_STATED TASK:_ Type out the data exactly as given. Skip any image.

◆ ◆ ◆ ◆ ◆ ◆ ◆

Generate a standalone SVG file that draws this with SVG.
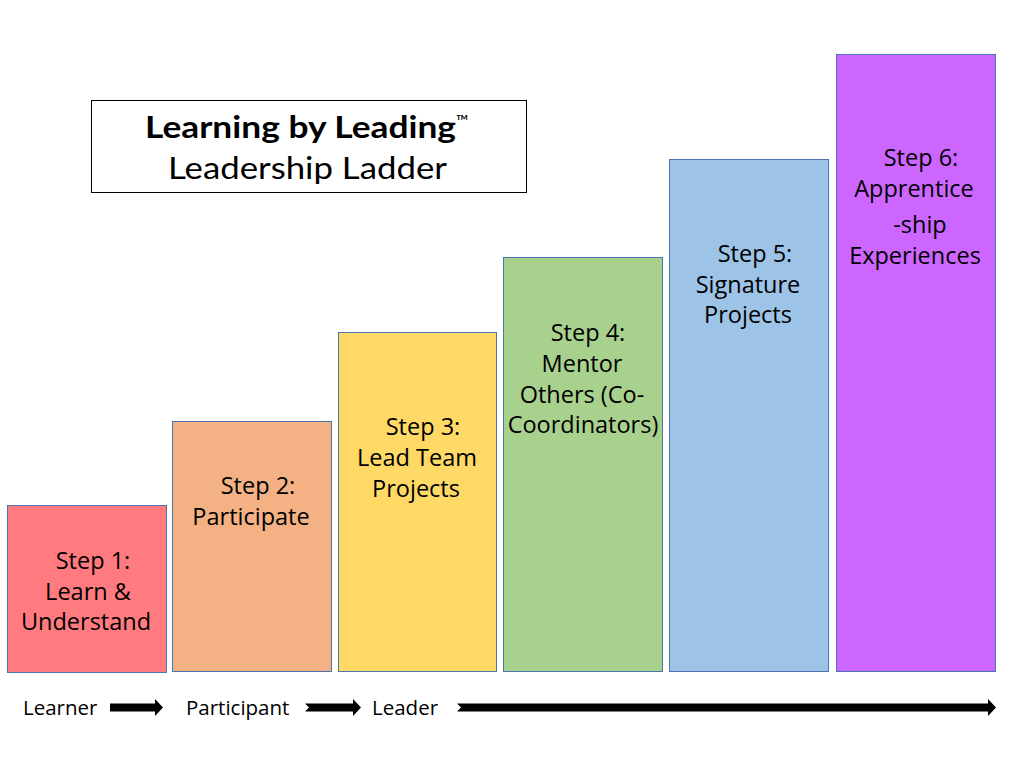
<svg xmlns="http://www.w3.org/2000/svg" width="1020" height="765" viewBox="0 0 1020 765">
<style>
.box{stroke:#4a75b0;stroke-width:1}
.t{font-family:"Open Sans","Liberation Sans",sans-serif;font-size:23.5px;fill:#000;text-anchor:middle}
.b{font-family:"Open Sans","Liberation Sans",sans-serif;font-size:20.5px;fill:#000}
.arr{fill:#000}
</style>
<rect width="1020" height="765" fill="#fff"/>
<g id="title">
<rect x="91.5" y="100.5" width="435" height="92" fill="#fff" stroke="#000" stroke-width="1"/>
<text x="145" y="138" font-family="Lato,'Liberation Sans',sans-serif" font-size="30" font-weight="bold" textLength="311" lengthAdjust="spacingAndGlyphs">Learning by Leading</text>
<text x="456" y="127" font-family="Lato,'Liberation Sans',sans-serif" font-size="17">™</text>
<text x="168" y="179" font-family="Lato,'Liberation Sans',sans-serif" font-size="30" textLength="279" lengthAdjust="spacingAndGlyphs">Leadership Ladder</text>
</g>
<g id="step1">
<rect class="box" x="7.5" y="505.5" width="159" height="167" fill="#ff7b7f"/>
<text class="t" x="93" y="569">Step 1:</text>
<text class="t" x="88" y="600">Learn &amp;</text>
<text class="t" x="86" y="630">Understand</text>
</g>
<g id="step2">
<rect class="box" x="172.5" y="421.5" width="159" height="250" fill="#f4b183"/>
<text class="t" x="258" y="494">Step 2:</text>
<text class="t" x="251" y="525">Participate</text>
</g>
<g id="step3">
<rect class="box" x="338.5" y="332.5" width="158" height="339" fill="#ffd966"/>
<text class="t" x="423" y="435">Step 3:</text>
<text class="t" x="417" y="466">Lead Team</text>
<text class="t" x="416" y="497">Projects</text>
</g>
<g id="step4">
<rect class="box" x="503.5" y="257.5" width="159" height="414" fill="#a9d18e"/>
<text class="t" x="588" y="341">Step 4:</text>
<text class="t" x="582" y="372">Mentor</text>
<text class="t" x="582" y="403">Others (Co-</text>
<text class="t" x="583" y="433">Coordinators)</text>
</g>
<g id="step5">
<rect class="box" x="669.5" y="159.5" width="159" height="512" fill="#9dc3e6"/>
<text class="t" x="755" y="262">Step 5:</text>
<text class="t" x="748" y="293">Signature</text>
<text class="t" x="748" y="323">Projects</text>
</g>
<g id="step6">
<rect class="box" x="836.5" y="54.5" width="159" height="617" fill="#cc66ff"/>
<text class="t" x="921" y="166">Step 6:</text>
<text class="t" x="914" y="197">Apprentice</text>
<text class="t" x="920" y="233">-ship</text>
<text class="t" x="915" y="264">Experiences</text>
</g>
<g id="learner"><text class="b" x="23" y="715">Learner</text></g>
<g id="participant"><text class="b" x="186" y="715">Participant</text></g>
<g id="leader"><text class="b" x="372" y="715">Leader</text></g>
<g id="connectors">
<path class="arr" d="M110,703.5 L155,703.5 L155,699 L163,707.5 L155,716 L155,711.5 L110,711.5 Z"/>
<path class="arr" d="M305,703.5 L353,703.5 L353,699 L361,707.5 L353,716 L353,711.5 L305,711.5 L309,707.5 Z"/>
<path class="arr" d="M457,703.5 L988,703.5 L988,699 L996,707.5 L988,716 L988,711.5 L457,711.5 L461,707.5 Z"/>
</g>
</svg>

◆ ◆ ◆ ◆ ◆ ◆ ◆

_FINISHED EXERCISE:_
Generate a standalone SVG file that draws this with SVG.
<svg xmlns="http://www.w3.org/2000/svg" width="1020" height="765" viewBox="0 0 1020 765">
<style>
.box{stroke:#4a75b0;stroke-width:1}
.t{font-family:"Open Sans","Liberation Sans",sans-serif;font-size:23.5px;fill:#000;text-anchor:middle}
.b{font-family:"Open Sans","Liberation Sans",sans-serif;font-size:20.5px;fill:#000}
.arr{fill:#000}
</style>
<rect width="1020" height="765" fill="#fff"/>
<g id="title">
<rect x="91.5" y="100.5" width="435" height="92" fill="#fff" stroke="#000" stroke-width="1"/>
<text x="145" y="138" font-family="Lato,'Liberation Sans',sans-serif" font-size="30" font-weight="bold" textLength="311" lengthAdjust="spacingAndGlyphs">Learning by Leading</text>
<text x="456" y="127" font-family="Lato,'Liberation Sans',sans-serif" font-size="17">™</text>
<text x="168" y="179" font-family="Lato,'Liberation Sans',sans-serif" font-size="30" textLength="279" lengthAdjust="spacingAndGlyphs">Leadership Ladder</text>
</g>
<g id="step1">
<rect class="box" x="7.5" y="505.5" width="159" height="167" fill="#ff7b7f"/>
<text class="t" x="93" y="569">Step 1:</text>
<text class="t" x="88" y="600">Learn &amp;</text>
<text class="t" x="86" y="630">Understand</text>
</g>
<g id="step2">
<rect class="box" x="172.5" y="421.5" width="159" height="250" fill="#f4b183"/>
<text class="t" x="258" y="494">Step 2:</text>
<text class="t" x="251" y="525">Participate</text>
</g>
<g id="step3">
<rect class="box" x="338.5" y="332.5" width="158" height="339" fill="#ffd966"/>
<text class="t" x="423" y="435">Step 3:</text>
<text class="t" x="417" y="466">Lead Team</text>
<text class="t" x="416" y="497">Projects</text>
</g>
<g id="step4">
<rect class="box" x="503.5" y="257.5" width="159" height="414" fill="#a9d18e"/>
<text class="t" x="588" y="341">Step 4:</text>
<text class="t" x="582" y="372">Mentor</text>
<text class="t" x="582" y="403">Others (Co-</text>
<text class="t" x="583" y="433">Coordinators)</text>
</g>
<g id="step5">
<rect class="box" x="669.5" y="159.5" width="159" height="512" fill="#9dc3e6"/>
<text class="t" x="755" y="262">Step 5:</text>
<text class="t" x="748" y="293">Signature</text>
<text class="t" x="748" y="323">Projects</text>
</g>
<g id="step6">
<rect class="box" x="836.5" y="54.5" width="159" height="617" fill="#cc66ff"/>
<text class="t" x="921" y="166">Step 6:</text>
<text class="t" x="914" y="197">Apprentice</text>
<text class="t" x="920" y="233">-ship</text>
<text class="t" x="915" y="264">Experiences</text>
</g>
<g id="learner"><text class="b" x="23" y="715">Learner</text></g>
<g id="participant"><text class="b" x="186" y="715">Participant</text></g>
<g id="leader"><text class="b" x="372" y="715">Leader</text></g>
<g id="connectors">
<path class="arr" d="M110,703.5 L155,703.5 L155,699 L163,707.5 L155,716 L155,711.5 L110,711.5 Z"/>
<path class="arr" d="M305,703.5 L353,703.5 L353,699 L361,707.5 L353,716 L353,711.5 L305,711.5 L309,707.5 Z"/>
<path class="arr" d="M457,703.5 L988,703.5 L988,699 L996,707.5 L988,716 L988,711.5 L457,711.5 L461,707.5 Z"/>
</g>
</svg>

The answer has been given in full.